There were many white mothers I know that sent me text messages, liked my Facebook messages, or shared stories on their pages last week. I was not in any mood to thank or applaud them. Because quite frankly, it is not enough. It is the bare minimum. I am parenting my children to protect themselves against racism. And white mothers, if you really mean what you say, you should parent your children to be anti-racist. 

This week I had to tell my children that their lives matter. Specifically, that their Black lives matter. That they are beautiful, smart, and loved. I need you to tell your children that my children's lives matter. 

This week I had to tell my children that there are people who hate them solely because of their skin color. I told them that those people are wrong. I need you to tell your children the same. 

This week I had to teach my children the meaning of the word "protest." I told them about the long history of people putting their bodies on the line to effect change. I need you to teach your children the same.  

This week my husband and I had to struggle together over what and how to tell our children. I need you to call your spouses to the carpet, and work with them to raise your children to be better.  

This week I was made to feel uncomfortable at work. I spoke up. I need you to be okay being uncomfortable, and to speak up. And to let your children see you speaking up to your friends, family members, and coworkers. 

I will have to tell my children these things again, and again. Yes, it feels like I am stripping away their innocence. I need you to keep telling your children these things again, and again. It would be an active exercise of your privilege to do anything less.

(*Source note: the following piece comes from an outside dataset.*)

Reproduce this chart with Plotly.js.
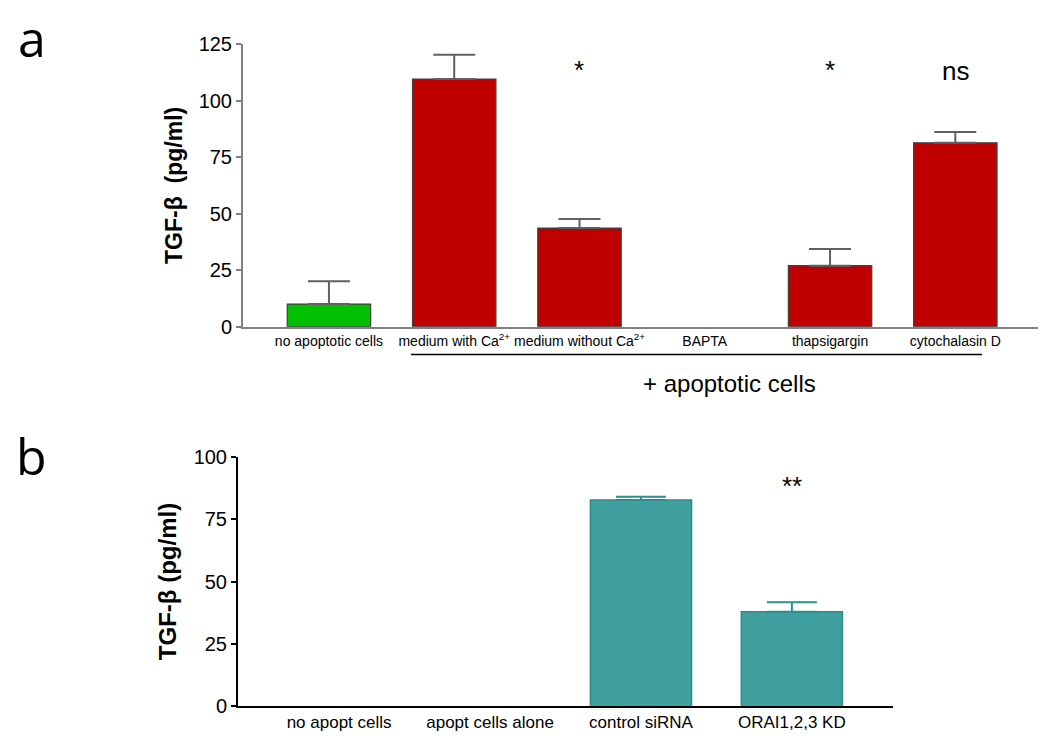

I need you to not cower behind the "I don't see color" line. I need you to see mine and my children's Blackness, and to celebrate it. I need you to say to your children that Black lives matter. 

I need you to raise your children to not hate my children. 

"Mama."

White mothers - this week I heard a Black man call for his mother while a white cop murdered him in the street. Pretend that he was your son. I need you to hear George Floyd's cry for his mother, and hurt as only a mama can hurt. I need you to allow that hurt to fuel action. And I need you to continue to act when no one is looking, when the Facebook likes are irrelevant, and when it's not trendy to do so.  

If history has shown us anything, it's that we can't do this alone. So as much as I'm annoyed by the bandwagoning, I know that it is necessary. Everyone is going to have to do their part, bear some burden, and pull their weight. White mothers in particular, I am calling you out to do your part. The most important job you have in this effort is to check your privilege, acknowledge your bias, and break the cycle of raising racists. 

If you're not willing to do this, then don't "ooh" and "aah" over how cute my kids are, don't like a single social media post of mine, and don't private message me your support. If you're not willing to do these things today and everyday moving forward, then we have nothing left to talk about.